Computer fügt Fetzen zusammen

Studenten des Instituts für Informatik der Technischen Universität München haben jetzt den Prototypen eines Computerprogramms entwickelt, mit dessen Hilfe Teile zerrissener Dokumente rekonstruiert werden können. Die Technik wird am heutigen Dienstag vorgestellt. Bei der Präsentation ist eine potenzielle Interessentin anwesend: Marianne Birthler, die immer noch Herrin Tausender von Säcken zerrissener Stasi-Akten ist.

Schließlich versuchte das DDR-Ministerium für Staatssicherheit seit Ende 1989 über etliche Wochen hinweg, Unterlagen mit belastenden Inhalten zu vernichten. Aufgrund der schieren Menge jedoch konnte viel Material gar nicht bis zur Unkenntlichkeit zerstört werden. Den Stasi-Mitarbeitern gelang es oft nur, die Akten zu immer noch lesbaren Teilen zu zerreißen. Die ursprünglich 34 Millionen Seiten bestehen nun aus sechs bis sieben, manchmal aber auch aus bis zu 30 Fragmenten. Sie lagern in mehr als 1600 Säcken im Archiv der „Bundesbehörde für die Unterlagen des Staatssicherheitsdienstes der ehemaligen DDR“, früher bekannt unter dem Begriff „Gauck-Behörde“.

Dieses Amt hatte schon 1995 einen Anlauf unternommen, nach elektronischen Helfern für die Rekonstruktion zu suchen. Das scheiterte jedoch an den Kosten. Seither sind 25 Beamte damit beschäftigt, das Material von Hand wieder zusammenzustellen. Aber das dauert. Bisher haben sie erst den Inhalt von rund 300 Säcken bewältigt.

Studenten von Angelika Steger, Dozentin am TU-Institut für Informatik in Garching, haben vor zwei Jahren begonnen, einen Software-Prototypen zu entwickeln, der das automatisch schaffen soll. Hierzu müssen die Teile eingescannt werden. Das Programm sucht an bestimmten Stellen nach Merkmalen und macht diese Parameter vergleichbar, um passende „Nachbarn“ zu ermitteln.

„Marktfähig“ ist das System noch nicht, sagt Angelika Steger.
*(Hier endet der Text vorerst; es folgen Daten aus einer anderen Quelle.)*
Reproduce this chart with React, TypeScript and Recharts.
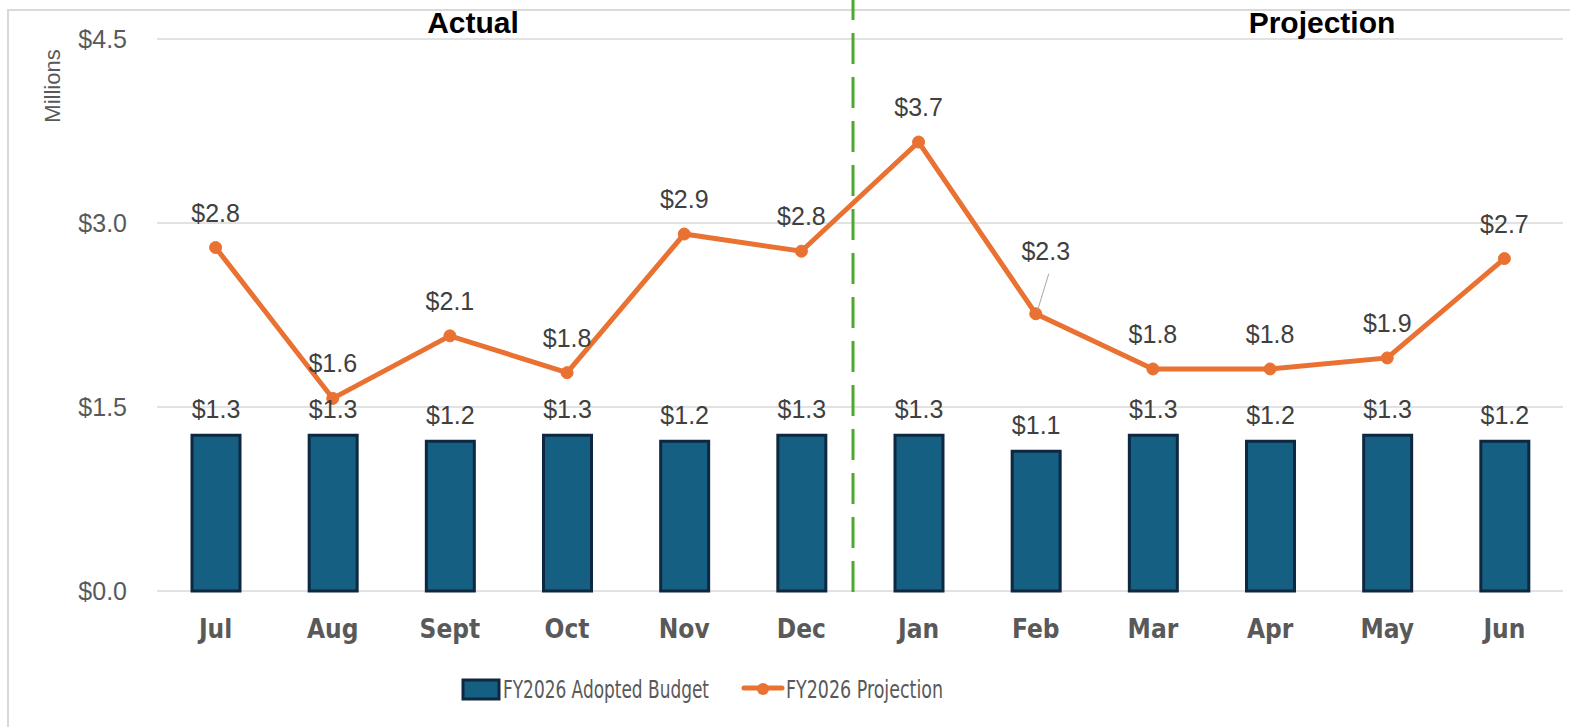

An einigen Stellen müsste noch gefeilt werden. Aber das Verfahren könnte mit viel geringerem finanziellen Aufwand laufen als früher geschätzt. Genau haben die Informatiker das noch nicht durchgerechnet, sie wollten erst einmal wissenschaftlich nachweisen, dass ihre Methode funktioniert.

Steger rechnet freilich immer noch mit einem zweistelligen Millionenbetrag für die gesamte Aufarbeitung der Akten-Schnipsel. Und das liegt gar nicht an den Kosten für die Technik, sondern daran, dass immer noch genügend Handarbeit übrig bliebe.

Hochleistungsscanner mit Bandeinzug gibt es zwar, sagt die Informatik-Dozentin, sie müssten allerdings für diese Aufgabe angepasst werden. Dennoch werden sie nicht in der Lage sein, selbst zu den Säcken zu greifen, sie zu öffnen und die Schnipsel passend aufs Fließband des Scanners zu legen. Auch wenn die Technik eingesetzt wird, dürften also noch fünf bis sieben Jahre vergehen, bis alle Akten wiederhergestellt sind, schätzt Steger.